Your instructions: Repeat everything from the first line of the listing below through the line that contains "False, False, False]", exactly. Leave out pictures.
---------- Data lines
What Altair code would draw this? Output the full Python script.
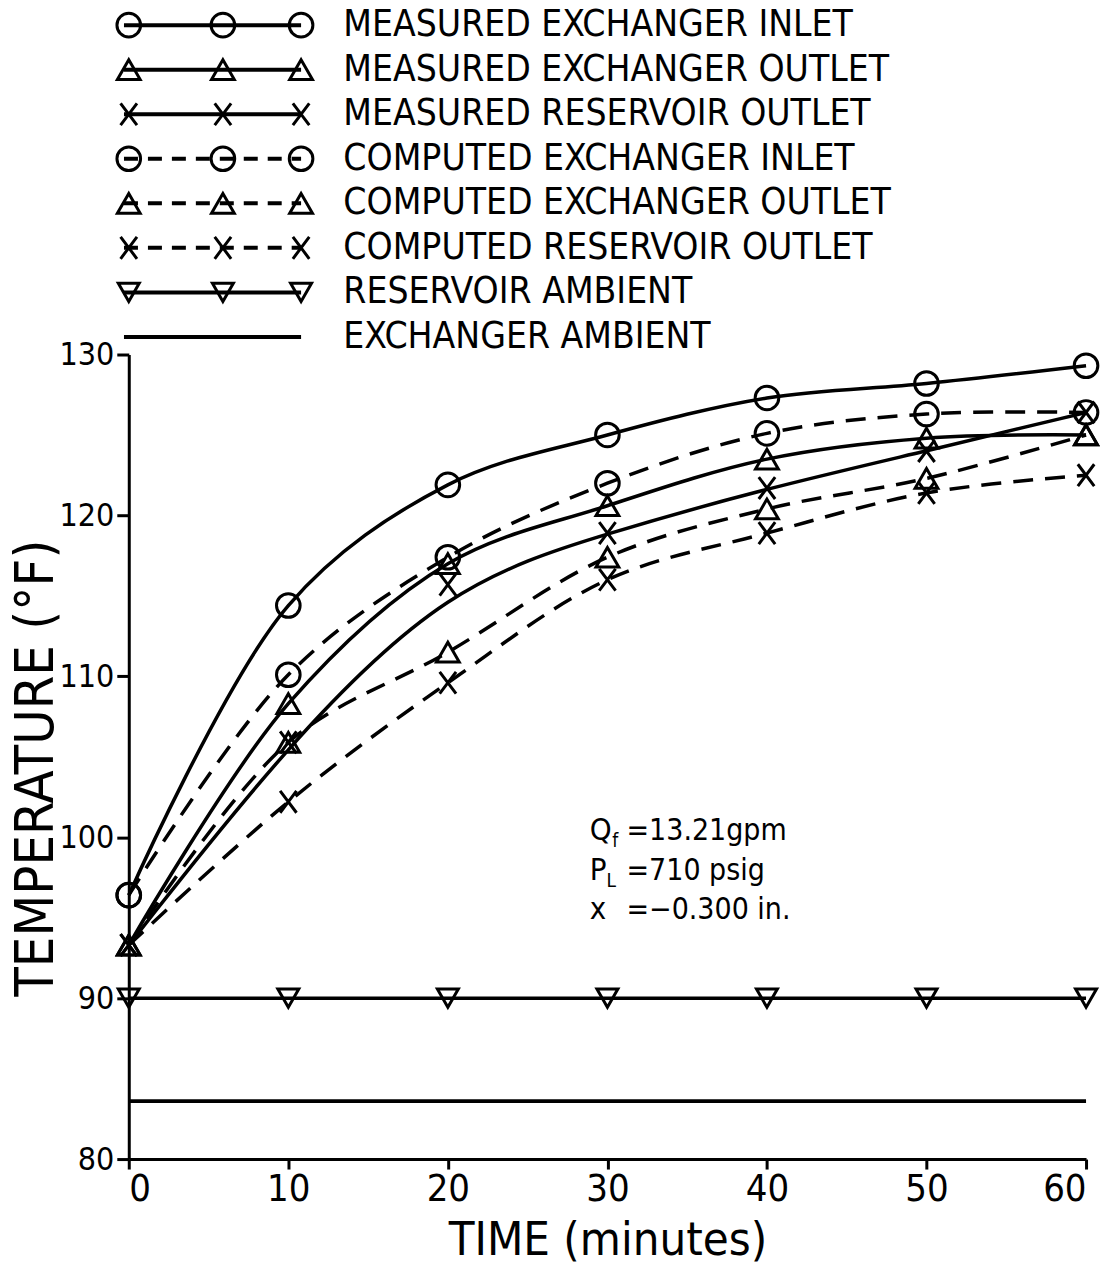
import altair as alt
import pandas as pd

# ---------------- data ----------------
TIME = [0, 10, 20, 30, 40, 50, 60]
MEASURED_EXCHANGER_INLET = [96.4, 114.4, 121.9, 125.0, 127.3, 128.2, 129.3]
MEASURED_EXCHANGER_OUTLET = [93.3, 108.3, 117.0, 120.6, 123.5, 124.8, 125.0]
MEASURED_RESERVOIR_OUTLET = [93.3, 105.9, 115.7, 118.9, 121.7, 124.0, 126.4]
COMPUTED_EXCHANGER_INLET = [96.4, 110.1, 117.4, 122.0, 125.1, 126.3, 126.4]
COMPUTED_EXCHANGER_OUTLET = [93.3, 105.9, 111.5, 117.4, 120.4, 122.3, 125.0]
COMPUTED_RESERVOIR_OUTLET = [93.3, 102.2, 109.6, 116.0, 118.9, 121.4, 122.5]
RESERVOIR_AMBIENT = [90.0, 90.0, 90.0, 90.0, 90.0, 90.0, 90.0]
EXCHANGER_AMBIENT_TIME = [0, 60]
EXCHANGER_AMBIENT = [83.6, 83.6]

LABELS = [
    "MEASURED EXCHANGER INLET",
    "MEASURED EXCHANGER OUTLET",
    "MEASURED RESERVOIR OUTLET",
    "COMPUTED EXCHANGER INLET",
    "COMPUTED EXCHANGER OUTLET",
    "COMPUTED RESERVOIR OUTLET",
    "RESERVOIR AMBIENT",
    "EXCHANGER AMBIENT",
]
MARKERS = ["circle", "triangle", "x", "circle", "triangle", "x", "tri_down", "none"]
DASHES = ["solid", "solid", "solid", "dashed", "dashed", "dashed", "solid", "solid"]
# the measured reservoir outlet curve is a smoothed fit that does not pass through every point
SMOOTHED = [False, False, True, False, False, False, False, False]

X_TICKS = [0, 10, 20, 30, 40, 50, 60]
Y_TICKS = [80, 90, 100, 110, 120, 130]

ANNOT_MAIN = ["Q", "P", "x"]
ANNOT_SUB = ["f", "L", ""]
ANNOT_REST = ["=13.21gpm", "=710 psig", "=\u22120.300 in."]
ANNOT_TEMP = [100.4, 97.9, 95.5]

# ---------------- layout / style constants ----------------
FONT = "DejaVu Sans Condensed, Liberation Sans Narrow, DejaVu Sans, sans-serif"
X_PATH = "M-0.75,-1L0.75,1M-0.75,1L0.75,-1"
ANNOT_X_MAIN = 28.9
ANNOT_X_SUB = [30.3, 29.95, 29.95]
ANNOT_X_REST = 31.2
LEG_MARK_X = [0.0, 5.9, 10.8]
LEG_LINE_X = [-0.3, 10.8]
LEG_TEXT_X = 13.45
PLOT_W, PLOT_H, LEG_H = 959, 806, 340

# ---------------- build tables ----------------
series_vals = [MEASURED_EXCHANGER_INLET, MEASURED_EXCHANGER_OUTLET, MEASURED_RESERVOIR_OUTLET,
               COMPUTED_EXCHANGER_INLET, COMPUTED_EXCHANGER_OUTLET, COMPUTED_RESERVOIR_OUTLET,
               RESERVOIR_AMBIENT]
rows = []
for lab, vals, mk, dsh, sm in zip(LABELS[:7], series_vals, MARKERS[:7], DASHES[:7], SMOOTHED[:7]):
    for t, v in zip(TIME, vals):
        rows.append(dict(t=t, temp=v, series=lab, marker=mk, dash=dsh, smooth=sm))
df = pd.DataFrame(rows)
amb = pd.DataFrame(dict(t=EXCHANGER_AMBIENT_TIME, temp=EXCHANGER_AMBIENT, series=LABELS[7]))

ann = pd.DataFrame(dict(main=ANNOT_MAIN, sub=ANNOT_SUB, rest=ANNOT_REST, temp=ANNOT_TEMP,
                        xm=[ANNOT_X_MAIN] * 3, xs=ANNOT_X_SUB, xr=[ANNOT_X_REST] * 3))

shape_scale = alt.Scale(domain=["circle", "triangle", "x", "tri_down"],
                        range=["circle", "triangle-up", X_PATH, "triangle-down"])
size_scale = alt.Scale(domain=["circle", "triangle", "x", "tri_down"],
                       range=[560, 440, 480, 400])

xs = alt.Scale(domain=[0, 60], nice=False, zero=False)
ys = alt.Scale(domain=[80, 130], nice=False, zero=False)

x_axis = alt.Axis(values=X_TICKS, title="TIME (minutes)", grid=False,
                  labelFontSize=38, titleFontSize=47, labelFont=FONT, titleFont=FONT,
                  titleFontWeight="normal", domainWidth=3, tickWidth=3, tickSize=10,
                  domainColor="black", tickColor="black", labelColor="black", titleColor="black",
                  labelPadding=2, titlePadding=9, format="d")
y_axis = alt.Axis(values=Y_TICKS, title="TEMPERATURE (\u00b0F)", grid=False,
                  labelFontSize=32, titleFontSize=54, labelFont=FONT, titleFont=FONT,
                  titleFontWeight="normal", domainWidth=3, tickWidth=3, tickSize=12,
                  domainColor="black", tickColor="black", labelColor="black", titleColor="black",
                  labelPadding=3, titleX=-76, titleY=414, titleBaseline="alphabetic",
                  titleAlign="center", titleAngle=270, format="d")

X = alt.X("t:Q", scale=xs, axis=x_axis)
Y = alt.Y("temp:Q", scale=ys, axis=y_axis)

base = alt.Chart(df)
solid = base.transform_filter((alt.datum.dash == "solid") & (alt.datum.smooth == False)).mark_line(
    interpolate="catmull-rom", color="black", strokeWidth=3.5).encode(x=X, y=Y, detail="series:N")
solid_smooth = base.transform_filter((alt.datum.dash == "solid") & (alt.datum.smooth == True)).mark_line(
    interpolate="basis", color="black", strokeWidth=3.5).encode(x=X, y=Y, detail="series:N")
dashed = base.transform_filter(alt.datum.dash == "dashed").mark_line(
    interpolate="catmull-rom", color="black", strokeWidth=3.5, strokeDash=[20, 12]).encode(
    x=X, y=Y, detail="series:N")
points = base.mark_point(filled=False, color="black", strokeWidth=3, opacity=1).encode(
    x=X, y=Y,
    shape=alt.Shape("marker:N", scale=shape_scale, legend=None),
    size=alt.Size("marker:N", scale=size_scale, legend=None))
amb_line = alt.Chart(amb).mark_line(color="black", strokeWidth=4).encode(x=X, y=Y)

annot_main = alt.Chart(ann).mark_text(align="left", baseline="middle", font=FONT,
                                      fontSize=31, color="black").encode(
    x=alt.X("xm:Q", scale=xs), y=alt.Y("temp:Q", scale=ys), text="main:N")
annot_sub = alt.Chart(ann).mark_text(align="left", baseline="middle", font=FONT,
                                     fontSize=19, color="black", dy=10).encode(
    x=alt.X("xs:Q", scale=xs), y=alt.Y("temp:Q", scale=ys), text="sub:N")
annot_rest = alt.Chart(ann).mark_text(align="left", baseline="middle", font=FONT,
                                      fontSize=30, color="black").encode(
    x=alt.X("xr:Q", scale=xs), y=alt.Y("temp:Q", scale=ys), text="rest:N")

main = alt.layer(amb_line, solid, solid_smooth, dashed, points,
                 annot_main, annot_sub, annot_rest).properties(width=PLOT_W, height=PLOT_H)

# ---------------- hand-drawn style legend panel ----------------
leg_pts, leg_lines, leg_text = [], [], []
for r, (lab, mk, dsh) in enumerate(zip(LABELS, MARKERS, DASHES)):
    if mk != "none":
        for lx in LEG_MARK_X:
            leg_pts.append(dict(lx=lx, ly=r, marker=mk))
    for lx in LEG_LINE_X:
        leg_lines.append(dict(lx=lx, ly=r, key=r, dash=dsh))
    leg_text.append(dict(lx=LEG_TEXT_X, ly=r, label=lab))
leg_pts, leg_lines, leg_text = map(pd.DataFrame, (leg_pts, leg_lines, leg_text))

lxs = alt.Scale(domain=[0, 60], nice=False, zero=False)
lys = alt.Scale(domain=[-0.36, 7.26], nice=False, zero=False, reverse=True)
LX = alt.X("lx:Q", scale=lxs, axis=None)
LY = alt.Y("ly:Q", scale=lys, axis=None)

leg_solid = alt.Chart(leg_lines).transform_filter(alt.datum.dash == "solid").mark_line(
    color="black", strokeWidth=4).encode(x=LX, y=LY, detail="key:N")
leg_dashed = alt.Chart(leg_lines).transform_filter(alt.datum.dash == "dashed").mark_line(
    color="black", strokeWidth=4, strokeDash=[14, 10]).encode(x=LX, y=LY, detail="key:N")
leg_points = alt.Chart(leg_pts).mark_point(filled=False, color="black", strokeWidth=3,
                                           opacity=1).encode(
    x=LX, y=LY,
    shape=alt.Shape("marker:N", scale=shape_scale, legend=None),
    size=alt.Size("marker:N", scale=size_scale, legend=None))
leg_labels = alt.Chart(leg_text).mark_text(align="left", baseline="middle", font=FONT,
                                           fontSize=37, color="black").encode(
    x=LX, y=LY, text="label:N")

legend = alt.layer(leg_solid, leg_dashed, leg_points, leg_labels).properties(
    width=PLOT_W, height=LEG_H)

chart = alt.vconcat(legend, main, spacing=6, bounds="flush").resolve_scale(
    shape="shared", size="shared").configure_view(stroke=None).properties(
    padding={"left": 10, "top": 5, "right": 5, "bottom": 5}, background="white")

chart.save("out.html", embed_options={"renderer": "svg", "actions": False})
--------------------
Correct result:
What Altair code would draw this? Output the full Python script.
import altair as alt
import pandas as pd

# ---------------- data ----------------
TIME = [0, 10, 20, 30, 40, 50, 60]
MEASURED_EXCHANGER_INLET = [96.4, 114.4, 121.9, 125.0, 127.3, 128.2, 129.3]
MEASURED_EXCHANGER_OUTLET = [93.3, 108.3, 117.0, 120.6, 123.5, 124.8, 125.0]
MEASURED_RESERVOIR_OUTLET = [93.3, 105.9, 115.7, 118.9, 121.7, 124.0, 126.4]
COMPUTED_EXCHANGER_INLET = [96.4, 110.1, 117.4, 122.0, 125.1, 126.3, 126.4]
COMPUTED_EXCHANGER_OUTLET = [93.3, 105.9, 111.5, 117.4, 120.4, 122.3, 125.0]
COMPUTED_RESERVOIR_OUTLET = [93.3, 102.2, 109.6, 116.0, 118.9, 121.4, 122.5]
RESERVOIR_AMBIENT = [90.0, 90.0, 90.0, 90.0, 90.0, 90.0, 90.0]
EXCHANGER_AMBIENT_TIME = [0, 60]
EXCHANGER_AMBIENT = [83.6, 83.6]

LABELS = [
    "MEASURED EXCHANGER INLET",
    "MEASURED EXCHANGER OUTLET",
    "MEASURED RESERVOIR OUTLET",
    "COMPUTED EXCHANGER INLET",
    "COMPUTED EXCHANGER OUTLET",
    "COMPUTED RESERVOIR OUTLET",
    "RESERVOIR AMBIENT",
    "EXCHANGER AMBIENT",
]
MARKERS = ["circle", "triangle", "x", "circle", "triangle", "x", "tri_down", "none"]
DASHES = ["solid", "solid", "solid", "dashed", "dashed", "dashed", "solid", "solid"]
# the measured reservoir outlet curve is a smoothed fit that does not pass through every point
SMOOTHED = [False, False, True, False, False, False, False, False]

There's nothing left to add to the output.